→ **The problem**
Output all of the data below exactly as given.

<<<<

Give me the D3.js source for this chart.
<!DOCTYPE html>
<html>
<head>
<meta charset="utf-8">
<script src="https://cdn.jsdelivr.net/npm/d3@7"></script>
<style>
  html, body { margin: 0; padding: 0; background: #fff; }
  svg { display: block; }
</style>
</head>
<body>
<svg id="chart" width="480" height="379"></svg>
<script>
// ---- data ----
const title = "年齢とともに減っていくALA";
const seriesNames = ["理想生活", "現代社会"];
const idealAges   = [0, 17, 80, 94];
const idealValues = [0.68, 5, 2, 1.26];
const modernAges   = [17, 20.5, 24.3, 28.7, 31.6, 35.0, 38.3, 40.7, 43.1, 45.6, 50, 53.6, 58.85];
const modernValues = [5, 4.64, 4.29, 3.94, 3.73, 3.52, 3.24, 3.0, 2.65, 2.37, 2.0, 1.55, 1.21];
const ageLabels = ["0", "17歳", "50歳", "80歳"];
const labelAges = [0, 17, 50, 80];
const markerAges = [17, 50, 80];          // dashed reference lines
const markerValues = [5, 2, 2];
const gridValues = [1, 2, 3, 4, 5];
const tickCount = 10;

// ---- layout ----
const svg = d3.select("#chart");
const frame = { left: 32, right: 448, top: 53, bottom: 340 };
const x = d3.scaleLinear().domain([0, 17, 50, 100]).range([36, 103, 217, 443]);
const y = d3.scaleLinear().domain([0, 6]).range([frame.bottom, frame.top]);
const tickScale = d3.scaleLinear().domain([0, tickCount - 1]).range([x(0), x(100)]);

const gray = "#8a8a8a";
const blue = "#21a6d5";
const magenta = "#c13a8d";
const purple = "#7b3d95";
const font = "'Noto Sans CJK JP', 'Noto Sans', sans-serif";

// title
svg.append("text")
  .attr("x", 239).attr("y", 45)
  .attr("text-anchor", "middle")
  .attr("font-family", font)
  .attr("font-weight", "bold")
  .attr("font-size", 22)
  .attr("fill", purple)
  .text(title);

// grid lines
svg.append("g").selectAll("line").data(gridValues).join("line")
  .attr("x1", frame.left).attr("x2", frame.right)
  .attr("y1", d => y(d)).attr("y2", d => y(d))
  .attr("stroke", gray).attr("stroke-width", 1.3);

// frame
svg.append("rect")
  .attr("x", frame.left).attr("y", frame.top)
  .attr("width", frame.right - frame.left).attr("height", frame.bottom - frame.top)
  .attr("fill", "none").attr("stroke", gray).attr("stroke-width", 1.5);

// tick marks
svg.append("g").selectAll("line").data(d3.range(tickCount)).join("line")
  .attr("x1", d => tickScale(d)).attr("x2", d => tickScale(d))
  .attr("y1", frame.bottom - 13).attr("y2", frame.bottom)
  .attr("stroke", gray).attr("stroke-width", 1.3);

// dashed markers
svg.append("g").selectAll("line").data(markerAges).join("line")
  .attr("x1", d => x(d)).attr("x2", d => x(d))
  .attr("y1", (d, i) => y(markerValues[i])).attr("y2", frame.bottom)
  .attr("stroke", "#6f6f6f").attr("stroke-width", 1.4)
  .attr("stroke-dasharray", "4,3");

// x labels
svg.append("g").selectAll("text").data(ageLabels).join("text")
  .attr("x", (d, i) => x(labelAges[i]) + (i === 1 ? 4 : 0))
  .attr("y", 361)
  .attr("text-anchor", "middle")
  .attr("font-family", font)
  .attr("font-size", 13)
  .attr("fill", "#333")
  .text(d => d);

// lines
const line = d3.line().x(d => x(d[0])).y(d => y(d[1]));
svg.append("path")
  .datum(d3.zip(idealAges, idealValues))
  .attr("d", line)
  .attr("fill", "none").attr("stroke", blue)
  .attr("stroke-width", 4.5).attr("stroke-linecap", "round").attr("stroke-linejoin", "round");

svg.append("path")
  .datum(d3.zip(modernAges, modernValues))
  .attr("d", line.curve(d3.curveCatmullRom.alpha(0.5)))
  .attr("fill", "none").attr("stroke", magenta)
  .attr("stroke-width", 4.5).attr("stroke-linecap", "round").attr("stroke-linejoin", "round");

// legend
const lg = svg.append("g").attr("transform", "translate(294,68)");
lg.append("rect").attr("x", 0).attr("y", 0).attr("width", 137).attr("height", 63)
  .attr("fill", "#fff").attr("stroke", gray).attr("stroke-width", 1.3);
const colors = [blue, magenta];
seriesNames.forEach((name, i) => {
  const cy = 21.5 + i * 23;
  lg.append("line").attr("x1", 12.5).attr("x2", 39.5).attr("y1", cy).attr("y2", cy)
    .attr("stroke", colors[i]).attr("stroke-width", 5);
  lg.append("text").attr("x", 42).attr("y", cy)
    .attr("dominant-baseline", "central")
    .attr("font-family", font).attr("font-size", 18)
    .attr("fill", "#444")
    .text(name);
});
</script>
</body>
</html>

>>>>

→ **Written response**
Give me the D3.js source for this chart.
<!DOCTYPE html>
<html>
<head>
<meta charset="utf-8">
<script src="https://cdn.jsdelivr.net/npm/d3@7"></script>
<style>
  html, body { margin: 0; padding: 0; background: #fff; }
  svg { display: block; }
</style>
</head>
<body>
<svg id="chart" width="480" height="379"></svg>
<script>
// ---- data ----
const title = "年齢とともに減っていくALA";
const seriesNames = ["理想生活", "現代社会"];
const idealAges   = [0, 17, 80, 94];
const idealValues = [0.68, 5, 2, 1.26];
const modernAges   = [17, 20.5, 24.3, 28.7, 31.6, 35.0, 38.3, 40.7, 43.1, 45.6, 50, 53.6, 58.85];
const modernValues = [5, 4.64, 4.29, 3.94, 3.73, 3.52, 3.24, 3.0, 2.65, 2.37, 2.0, 1.55, 1.21];
const ageLabels = ["0", "17歳", "50歳", "80歳"];
const labelAges = [0, 17, 50, 80];
const markerAges = [17, 50, 80];          // dashed reference lines
const markerValues = [5, 2, 2];
const gridValues = [1, 2, 3, 4, 5];
const tickCount = 10;

// ---- layout ----
const svg = d3.select("#chart");
const frame = { left: 32, right: 448, top: 53, bottom: 340 };
const x = d3.scaleLinear().domain([0, 17, 50, 100]).range([36, 103, 217, 443]);
const y = d3.scaleLinear().domain([0, 6]).range([frame.bottom, frame.top]);
const tickScale = d3.scaleLinear().domain([0, tickCount - 1]).range([x(0), x(100)]);

const gray = "#8a8a8a";
const blue = "#21a6d5";
const magenta = "#c13a8d";
const purple = "#7b3d95";
const font = "'Noto Sans CJK JP', 'Noto Sans', sans-serif";

// title
svg.append("text")
  .attr("x", 239).attr("y", 45)
  .attr("text-anchor", "middle")
  .attr("font-family", font)
  .attr("font-weight", "bold")
  .attr("font-size", 22)
  .attr("fill", purple)
  .text(title);

// grid lines
svg.append("g").selectAll("line").data(gridValues).join("line")
  .attr("x1", frame.left).attr("x2", frame.right)
  .attr("y1", d => y(d)).attr("y2", d => y(d))
  .attr("stroke", gray).attr("stroke-width", 1.3);

// frame
svg.append("rect")
  .attr("x", frame.left).attr("y", frame.top)
  .attr("width", frame.right - frame.left).attr("height", frame.bottom - frame.top)
  .attr("fill", "none").attr("stroke", gray).attr("stroke-width", 1.5);

// tick marks
svg.append("g").selectAll("line").data(d3.range(tickCount)).join("line")
  .attr("x1", d => tickScale(d)).attr("x2", d => tickScale(d))
  .attr("y1", frame.bottom - 13).attr("y2", frame.bottom)
  .attr("stroke", gray).attr("stroke-width", 1.3);

// dashed markers
svg.append("g").selectAll("line").data(markerAges).join("line")
  .attr("x1", d => x(d)).attr("x2", d => x(d))
  .attr("y1", (d, i) => y(markerValues[i])).attr("y2", frame.bottom)
  .attr("stroke", "#6f6f6f").attr("stroke-width", 1.4)
  .attr("stroke-dasharray", "4,3");

// x labels
svg.append("g").selectAll("text").data(ageLabels).join("text")
  .attr("x", (d, i) => x(labelAges[i]) + (i === 1 ? 4 : 0))
  .attr("y", 361)
  .attr("text-anchor", "middle")
  .attr("font-family", font)
  .attr("font-size", 13)
  .attr("fill", "#333")
  .text(d => d);

// lines
const line = d3.line().x(d => x(d[0])).y(d => y(d[1]));
svg.append("path")
  .datum(d3.zip(idealAges, idealValues))
  .attr("d", line)
  .attr("fill", "none").attr("stroke", blue)
  .attr("stroke-width", 4.5).attr("stroke-linecap", "round").attr("stroke-linejoin", "round");

svg.append("path")
  .datum(d3.zip(modernAges, modernValues))
  .attr("d", line.curve(d3.curveCatmullRom.alpha(0.5)))
  .attr("fill", "none").attr("stroke", magenta)
  .attr("stroke-width", 4.5).attr("stroke-linecap", "round").attr("stroke-linejoin", "round");

// legend
const lg = svg.append("g").attr("transform", "translate(294,68)");
lg.append("rect").attr("x", 0).attr("y", 0).attr("width", 137).attr("height", 63)
  .attr("fill", "#fff").attr("stroke", gray).attr("stroke-width", 1.3);
const colors = [blue, magenta];
seriesNames.forEach((name, i) => {
  const cy = 21.5 + i * 23;
  lg.append("line").attr("x1", 12.5).attr("x2", 39.5).attr("y1", cy).attr("y2", cy)
    .attr("stroke", colors[i]).attr("stroke-width", 5);
  lg.append("text").attr("x", 42).attr("y", cy)
    .attr("dominant-baseline", "central")
    .attr("font-family", font).attr("font-size", 18)
    .attr("fill", "#444")
    .text(name);
});
</script>
</body>
</html>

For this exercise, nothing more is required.